I’m about to shock you: There’s no such thing as the Easter bunny.
And there’s more, rabbits don’t lay eggs.
When it comes to rabbits, myths abound. One fallacy is that rabbits are great pets for little kids. In fact, that’s is decidedly not the case, as I explain to DNAInfo’s Matt Bubala.
Rabbits pretty much have acrophobia, and don’t like to be lifted off the ground. What’s more they don’t like to be squeezed or hugged. Squirming to get away, a bunny might fall. At best the rabbit makes a poor association with children, and at worst serious injury can easily occur.
Also, children are unpredictable. Rabbits crave predictability.
For whatever the reason, rabbits continue to be associated with folklore. To prove that – and get some good luck along the way, pull out your rabbit’s foot.
Easter could have been associated with roosters, cows or giraffes – no one knows how rabbits were chosen.

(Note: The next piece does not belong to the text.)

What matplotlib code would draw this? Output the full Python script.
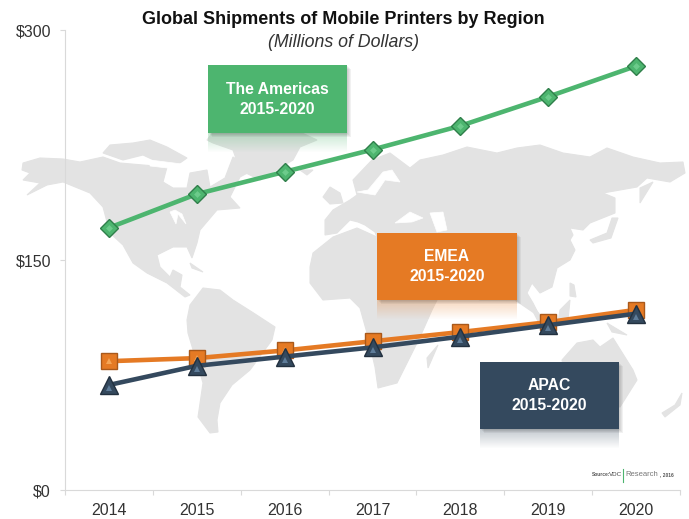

Records conform that edible Easter bunnies were a German dessert pastry, dating back to the 1800’s. Soon after came Easter egg hunts, stuffed Easter Bunnies and eventually the giant Easter Bunny in the mall munching on carrots, and sometimes scaring small children.
What’s up doc?
Well, is true is that rabbits do like carrots. But that isn’t even quite right. Because of the relatively high sugar content in carrots, they should only be an occasional snack. What rabbits require daily is a grass hay, such as Timothy hay, Brome hay or meadow grass. Additionally, various lettuces and manufactured rabbit diet should be added.
Rabbits are indeed a perfect pet for an apartment or condominium. They don’t require outdoor walks, or for that matter lots of space. Neighbors rarely complain about their barking. They are clean pets, who are easily litter box trained.